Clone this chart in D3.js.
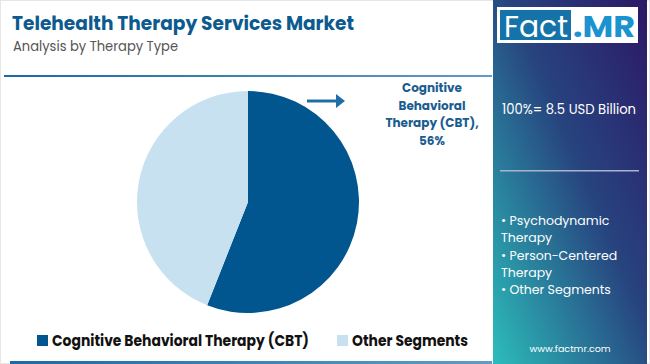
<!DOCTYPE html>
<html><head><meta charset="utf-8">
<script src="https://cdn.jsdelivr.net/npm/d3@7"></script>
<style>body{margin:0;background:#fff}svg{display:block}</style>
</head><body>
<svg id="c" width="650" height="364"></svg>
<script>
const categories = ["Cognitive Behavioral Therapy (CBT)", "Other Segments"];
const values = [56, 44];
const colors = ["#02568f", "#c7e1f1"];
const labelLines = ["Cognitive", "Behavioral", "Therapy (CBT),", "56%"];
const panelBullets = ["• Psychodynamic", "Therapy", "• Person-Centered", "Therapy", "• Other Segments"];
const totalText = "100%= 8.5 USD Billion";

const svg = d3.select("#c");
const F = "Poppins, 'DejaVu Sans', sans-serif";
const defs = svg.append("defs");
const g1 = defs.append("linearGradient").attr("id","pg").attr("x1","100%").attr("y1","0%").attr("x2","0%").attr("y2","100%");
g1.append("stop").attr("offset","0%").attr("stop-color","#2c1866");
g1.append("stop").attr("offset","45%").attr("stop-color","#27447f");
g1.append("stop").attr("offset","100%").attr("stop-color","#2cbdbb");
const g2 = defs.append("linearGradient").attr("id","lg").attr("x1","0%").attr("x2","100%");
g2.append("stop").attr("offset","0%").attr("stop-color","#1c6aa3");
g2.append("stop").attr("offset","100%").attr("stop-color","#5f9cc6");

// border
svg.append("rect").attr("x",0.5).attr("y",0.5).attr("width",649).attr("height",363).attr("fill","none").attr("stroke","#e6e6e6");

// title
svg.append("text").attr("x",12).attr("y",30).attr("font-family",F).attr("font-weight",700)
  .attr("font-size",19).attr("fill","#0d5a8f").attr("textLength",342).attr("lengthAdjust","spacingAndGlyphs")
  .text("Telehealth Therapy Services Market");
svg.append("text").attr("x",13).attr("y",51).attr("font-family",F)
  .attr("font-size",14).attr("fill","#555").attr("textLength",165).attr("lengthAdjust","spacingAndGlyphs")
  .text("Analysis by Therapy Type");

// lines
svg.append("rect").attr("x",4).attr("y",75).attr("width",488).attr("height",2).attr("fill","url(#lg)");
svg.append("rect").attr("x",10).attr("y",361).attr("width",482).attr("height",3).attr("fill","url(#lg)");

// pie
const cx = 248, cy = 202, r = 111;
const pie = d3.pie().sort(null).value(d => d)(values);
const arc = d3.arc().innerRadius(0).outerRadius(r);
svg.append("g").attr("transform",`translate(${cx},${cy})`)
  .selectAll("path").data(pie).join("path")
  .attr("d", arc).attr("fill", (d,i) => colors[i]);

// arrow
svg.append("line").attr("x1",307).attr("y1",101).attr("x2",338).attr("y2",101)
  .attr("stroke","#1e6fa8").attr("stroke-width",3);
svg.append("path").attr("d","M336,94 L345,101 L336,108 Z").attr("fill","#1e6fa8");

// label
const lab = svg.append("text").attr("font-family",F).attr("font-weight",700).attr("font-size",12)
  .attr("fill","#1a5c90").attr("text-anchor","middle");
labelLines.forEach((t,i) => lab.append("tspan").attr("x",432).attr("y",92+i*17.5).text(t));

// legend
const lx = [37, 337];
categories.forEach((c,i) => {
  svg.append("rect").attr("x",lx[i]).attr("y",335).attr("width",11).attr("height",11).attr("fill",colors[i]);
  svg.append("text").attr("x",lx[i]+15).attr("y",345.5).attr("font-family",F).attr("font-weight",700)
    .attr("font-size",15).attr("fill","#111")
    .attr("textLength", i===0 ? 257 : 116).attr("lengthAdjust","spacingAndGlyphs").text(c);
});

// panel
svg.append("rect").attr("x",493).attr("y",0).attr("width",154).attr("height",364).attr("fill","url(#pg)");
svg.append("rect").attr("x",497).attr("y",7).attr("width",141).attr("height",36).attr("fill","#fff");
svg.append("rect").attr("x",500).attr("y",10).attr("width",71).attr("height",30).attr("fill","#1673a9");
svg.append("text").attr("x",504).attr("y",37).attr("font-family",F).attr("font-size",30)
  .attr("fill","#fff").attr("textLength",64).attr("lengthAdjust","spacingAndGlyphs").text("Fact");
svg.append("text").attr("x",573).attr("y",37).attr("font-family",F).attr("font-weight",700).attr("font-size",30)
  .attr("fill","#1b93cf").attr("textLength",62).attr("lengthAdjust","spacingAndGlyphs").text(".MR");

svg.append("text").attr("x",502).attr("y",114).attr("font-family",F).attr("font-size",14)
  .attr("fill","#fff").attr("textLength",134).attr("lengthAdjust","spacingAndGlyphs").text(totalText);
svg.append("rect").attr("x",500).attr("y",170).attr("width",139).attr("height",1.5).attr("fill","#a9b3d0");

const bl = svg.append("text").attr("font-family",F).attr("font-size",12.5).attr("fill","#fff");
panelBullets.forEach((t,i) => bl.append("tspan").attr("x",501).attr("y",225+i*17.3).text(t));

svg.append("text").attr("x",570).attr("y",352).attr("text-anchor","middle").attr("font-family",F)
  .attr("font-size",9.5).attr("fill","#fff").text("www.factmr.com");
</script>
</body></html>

Requirement: Transcribe the full listing above exactly as it stands, minus the pictures.

Written reply:
Clone this chart in D3.js.
<!DOCTYPE html>
<html><head><meta charset="utf-8">
<script src="https://cdn.jsdelivr.net/npm/d3@7"></script>
<style>body{margin:0;background:#fff}svg{display:block}</style>
</head><body>
<svg id="c" width="650" height="364"></svg>
<script>
const categories = ["Cognitive Behavioral Therapy (CBT)", "Other Segments"];
const values = [56, 44];
const colors = ["#02568f", "#c7e1f1"];
const labelLines = ["Cognitive", "Behavioral", "Therapy (CBT),", "56%"];
const panelBullets = ["• Psychodynamic", "Therapy", "• Person-Centered", "Therapy", "• Other Segments"];
const totalText = "100%= 8.5 USD Billion";

const svg = d3.select("#c");
const F = "Poppins, 'DejaVu Sans', sans-serif";
const defs = svg.append("defs");
const g1 = defs.append("linearGradient").attr("id","pg").attr("x1","100%").attr("y1","0%").attr("x2","0%").attr("y2","100%");
g1.append("stop").attr("offset","0%").attr("stop-color","#2c1866");
g1.append("stop").attr("offset","45%").attr("stop-color","#27447f");
g1.append("stop").attr("offset","100%").attr("stop-color","#2cbdbb");
const g2 = defs.append("linearGradient").attr("id","lg").attr("x1","0%").attr("x2","100%");
g2.append("stop").attr("offset","0%").attr("stop-color","#1c6aa3");
g2.append("stop").attr("offset","100%").attr("stop-color","#5f9cc6");

// border
svg.append("rect").attr("x",0.5).attr("y",0.5).attr("width",649).attr("height",363).attr("fill","none").attr("stroke","#e6e6e6");

// title
svg.append("text").attr("x",12).attr("y",30).attr("font-family",F).attr("font-weight",700)
  .attr("font-size",19).attr("fill","#0d5a8f").attr("textLength",342).attr("lengthAdjust","spacingAndGlyphs")
  .text("Telehealth Therapy Services Market");
svg.append("text").attr("x",13).attr("y",51).attr("font-family",F)
  .attr("font-size",14).attr("fill","#555").attr("textLength",165).attr("lengthAdjust","spacingAndGlyphs")
  .text("Analysis by Therapy Type");

// lines
svg.append("rect").attr("x",4).attr("y",75).attr("width",488).attr("height",2).attr("fill","url(#lg)");
svg.append("rect").attr("x",10).attr("y",361).attr("width",482).attr("height",3).attr("fill","url(#lg)");

// pie
const cx = 248, cy = 202, r = 111;
const pie = d3.pie().sort(null).value(d => d)(values);
const arc = d3.arc().innerRadius(0).outerRadius(r);
svg.append("g").attr("transform",`translate(${cx},${cy})`)
  .selectAll("path").data(pie).join("path")
  .attr("d", arc).attr("fill", (d,i) => colors[i]);

// arrow
svg.append("line").attr("x1",307).attr("y1",101).attr("x2",338).attr("y2",101)
  .attr("stroke","#1e6fa8").attr("stroke-width",3);
svg.append("path").attr("d","M336,94 L345,101 L336,108 Z").attr("fill","#1e6fa8");

// label
const lab = svg.append("text").attr("font-family",F).attr("font-weight",700).attr("font-size",12)
  .attr("fill","#1a5c90").attr("text-anchor","middle");
labelLines.forEach((t,i) => lab.append("tspan").attr("x",432).attr("y",92+i*17.5).text(t));

// legend
const lx = [37, 337];
categories.forEach((c,i) => {
  svg.append("rect").attr("x",lx[i]).attr("y",335).attr("width",11).attr("height",11).attr("fill",colors[i]);
  svg.append("text").attr("x",lx[i]+15).attr("y",345.5).attr("font-family",F).attr("font-weight",700)
    .attr("font-size",15).attr("fill","#111")
    .attr("textLength", i===0 ? 257 : 116).attr("lengthAdjust","spacingAndGlyphs").text(c);
});

// panel
svg.append("rect").attr("x",493).attr("y",0).attr("width",154).attr("height",364).attr("fill","url(#pg)");
svg.append("rect").attr("x",497).attr("y",7).attr("width",141).attr("height",36).attr("fill","#fff");
svg.append("rect").attr("x",500).attr("y",10).attr("width",71).attr("height",30).attr("fill","#1673a9");
svg.append("text").attr("x",504).attr("y",37).attr("font-family",F).attr("font-size",30)
  .attr("fill","#fff").attr("textLength",64).attr("lengthAdjust","spacingAndGlyphs").text("Fact");
svg.append("text").attr("x",573).attr("y",37).attr("font-family",F).attr("font-weight",700).attr("font-size",30)
  .attr("fill","#1b93cf").attr("textLength",62).attr("lengthAdjust","spacingAndGlyphs").text(".MR");

svg.append("text").attr("x",502).attr("y",114).attr("font-family",F).attr("font-size",14)
  .attr("fill","#fff").attr("textLength",134).attr("lengthAdjust","spacingAndGlyphs").text(totalText);
svg.append("rect").attr("x",500).attr("y",170).attr("width",139).attr("height",1.5).attr("fill","#a9b3d0");

const bl = svg.append("text").attr("font-family",F).attr("font-size",12.5).attr("fill","#fff");
panelBullets.forEach((t,i) => bl.append("tspan").attr("x",501).attr("y",225+i*17.3).text(t));

svg.append("text").attr("x",570).attr("y",352).attr("text-anchor","middle").attr("font-family",F)
  .attr("font-size",9.5).attr("fill","#fff").text("www.factmr.com");
</script>
</body></html>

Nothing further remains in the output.